» **WHAT IS NEEDED**
Your output must consist solely of the lines from the "Convert this diagram to TikZ code." line through the "(0,0) rectangle (506,483);" line, exactly as written, without images.

» **RECORDS SUPPLIED**

start

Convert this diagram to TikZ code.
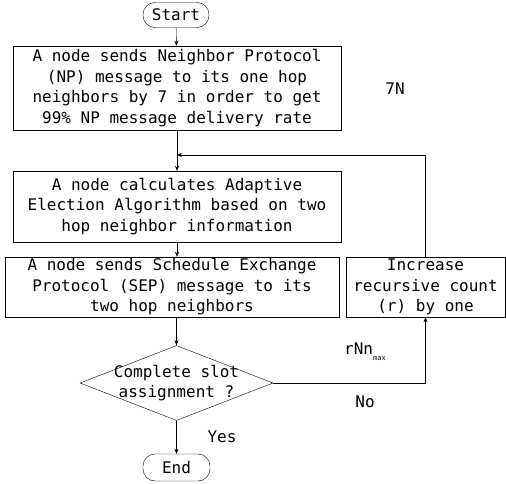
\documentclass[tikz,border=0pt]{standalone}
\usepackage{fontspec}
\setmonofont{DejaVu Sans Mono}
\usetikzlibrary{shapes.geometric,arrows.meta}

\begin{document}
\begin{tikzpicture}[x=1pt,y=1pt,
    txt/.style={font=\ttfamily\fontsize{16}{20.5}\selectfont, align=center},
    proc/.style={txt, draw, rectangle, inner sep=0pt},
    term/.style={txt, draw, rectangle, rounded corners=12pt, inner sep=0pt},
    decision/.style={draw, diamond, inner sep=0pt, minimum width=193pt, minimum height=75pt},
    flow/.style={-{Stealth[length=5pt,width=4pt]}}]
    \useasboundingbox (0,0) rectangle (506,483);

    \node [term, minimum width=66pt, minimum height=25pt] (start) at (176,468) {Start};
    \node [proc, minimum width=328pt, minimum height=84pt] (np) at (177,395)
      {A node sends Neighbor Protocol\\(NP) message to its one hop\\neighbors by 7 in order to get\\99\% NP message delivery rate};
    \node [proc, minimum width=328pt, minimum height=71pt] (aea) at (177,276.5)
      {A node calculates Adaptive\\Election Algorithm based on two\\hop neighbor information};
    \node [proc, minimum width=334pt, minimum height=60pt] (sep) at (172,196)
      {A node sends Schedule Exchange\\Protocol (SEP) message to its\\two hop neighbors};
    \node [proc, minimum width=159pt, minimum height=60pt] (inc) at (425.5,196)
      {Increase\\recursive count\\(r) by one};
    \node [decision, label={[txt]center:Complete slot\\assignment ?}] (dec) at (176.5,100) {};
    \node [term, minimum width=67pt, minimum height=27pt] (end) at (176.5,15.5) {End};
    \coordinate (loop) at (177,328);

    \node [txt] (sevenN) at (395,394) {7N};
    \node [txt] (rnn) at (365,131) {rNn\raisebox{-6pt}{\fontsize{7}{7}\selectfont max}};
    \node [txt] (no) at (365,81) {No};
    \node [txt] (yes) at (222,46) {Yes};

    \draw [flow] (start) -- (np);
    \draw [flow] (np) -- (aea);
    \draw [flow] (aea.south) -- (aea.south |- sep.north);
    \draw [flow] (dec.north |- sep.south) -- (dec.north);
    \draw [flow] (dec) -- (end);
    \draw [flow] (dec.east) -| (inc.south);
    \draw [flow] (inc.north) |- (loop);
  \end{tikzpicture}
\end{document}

end
start

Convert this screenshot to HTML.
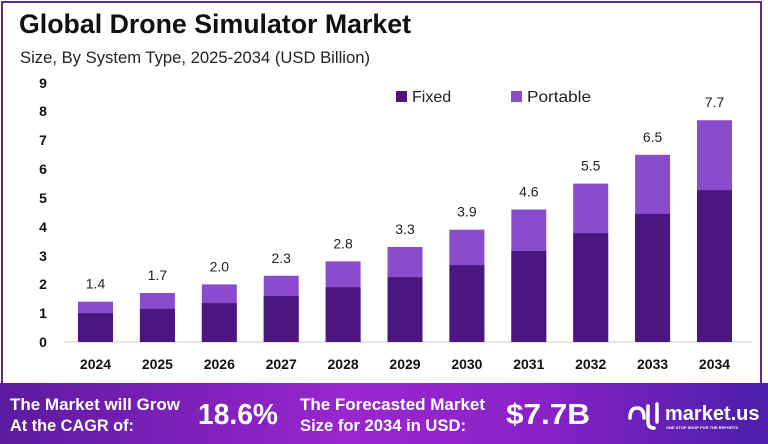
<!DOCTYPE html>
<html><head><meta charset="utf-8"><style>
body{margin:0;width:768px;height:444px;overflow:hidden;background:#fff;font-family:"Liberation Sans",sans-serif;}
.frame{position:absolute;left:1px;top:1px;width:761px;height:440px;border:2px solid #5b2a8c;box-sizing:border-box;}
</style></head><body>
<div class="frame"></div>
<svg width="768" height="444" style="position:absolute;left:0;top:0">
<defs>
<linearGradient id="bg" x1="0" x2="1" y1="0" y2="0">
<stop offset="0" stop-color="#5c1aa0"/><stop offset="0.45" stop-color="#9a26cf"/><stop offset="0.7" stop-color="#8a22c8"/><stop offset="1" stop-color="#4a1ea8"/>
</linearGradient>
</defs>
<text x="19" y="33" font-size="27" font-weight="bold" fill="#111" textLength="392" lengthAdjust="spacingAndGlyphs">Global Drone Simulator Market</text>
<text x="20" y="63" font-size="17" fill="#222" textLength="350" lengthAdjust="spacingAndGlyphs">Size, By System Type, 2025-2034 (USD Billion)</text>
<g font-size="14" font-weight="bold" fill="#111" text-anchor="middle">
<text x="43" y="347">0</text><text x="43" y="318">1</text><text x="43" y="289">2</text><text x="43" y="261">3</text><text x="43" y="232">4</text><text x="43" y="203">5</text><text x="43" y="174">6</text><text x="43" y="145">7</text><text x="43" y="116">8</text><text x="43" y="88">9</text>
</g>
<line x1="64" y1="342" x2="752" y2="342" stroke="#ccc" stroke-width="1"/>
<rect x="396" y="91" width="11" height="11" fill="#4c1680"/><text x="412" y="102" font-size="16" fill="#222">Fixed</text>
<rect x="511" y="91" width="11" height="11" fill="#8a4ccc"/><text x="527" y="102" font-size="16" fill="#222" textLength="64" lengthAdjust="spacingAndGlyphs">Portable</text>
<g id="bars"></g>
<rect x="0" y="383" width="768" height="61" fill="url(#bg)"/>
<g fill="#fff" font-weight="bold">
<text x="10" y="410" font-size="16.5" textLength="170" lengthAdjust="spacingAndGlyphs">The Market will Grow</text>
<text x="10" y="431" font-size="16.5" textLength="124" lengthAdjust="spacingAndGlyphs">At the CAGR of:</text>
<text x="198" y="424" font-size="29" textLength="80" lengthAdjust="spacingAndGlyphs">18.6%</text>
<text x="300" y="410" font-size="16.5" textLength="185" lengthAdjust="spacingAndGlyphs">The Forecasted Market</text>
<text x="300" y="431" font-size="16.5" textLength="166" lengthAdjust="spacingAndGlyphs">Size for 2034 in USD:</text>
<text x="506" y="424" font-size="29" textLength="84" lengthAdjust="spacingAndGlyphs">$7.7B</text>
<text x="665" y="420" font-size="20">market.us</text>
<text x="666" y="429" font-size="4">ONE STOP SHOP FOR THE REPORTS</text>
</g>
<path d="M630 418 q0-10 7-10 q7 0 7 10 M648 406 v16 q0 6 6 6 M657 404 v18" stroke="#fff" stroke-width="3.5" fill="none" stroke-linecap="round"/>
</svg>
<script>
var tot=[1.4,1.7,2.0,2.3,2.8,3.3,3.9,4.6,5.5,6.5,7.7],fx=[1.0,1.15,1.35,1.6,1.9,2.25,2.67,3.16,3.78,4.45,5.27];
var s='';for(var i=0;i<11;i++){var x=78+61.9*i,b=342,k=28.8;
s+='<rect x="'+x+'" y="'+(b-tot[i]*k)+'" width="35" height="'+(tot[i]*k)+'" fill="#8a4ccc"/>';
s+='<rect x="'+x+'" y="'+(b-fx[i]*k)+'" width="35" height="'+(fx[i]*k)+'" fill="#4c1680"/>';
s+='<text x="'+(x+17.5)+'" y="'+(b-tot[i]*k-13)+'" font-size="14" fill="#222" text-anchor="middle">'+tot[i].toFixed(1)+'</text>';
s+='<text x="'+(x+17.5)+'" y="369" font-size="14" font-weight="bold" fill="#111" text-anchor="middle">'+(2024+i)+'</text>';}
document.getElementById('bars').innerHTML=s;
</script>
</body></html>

end

» **ANSWER IN FULL**
Convert this diagram to TikZ code.
\documentclass[tikz,border=0pt]{standalone}
\usepackage{fontspec}
\setmonofont{DejaVu Sans Mono}
\usetikzlibrary{shapes.geometric,arrows.meta}

\begin{document}
\begin{tikzpicture}[x=1pt,y=1pt,
    txt/.style={font=\ttfamily\fontsize{16}{20.5}\selectfont, align=center},
    proc/.style={txt, draw, rectangle, inner sep=0pt},
    term/.style={txt, draw, rectangle, rounded corners=12pt, inner sep=0pt},
    decision/.style={draw, diamond, inner sep=0pt, minimum width=193pt, minimum height=75pt},
    flow/.style={-{Stealth[length=5pt,width=4pt]}}]
    \useasboundingbox (0,0) rectangle (506,483);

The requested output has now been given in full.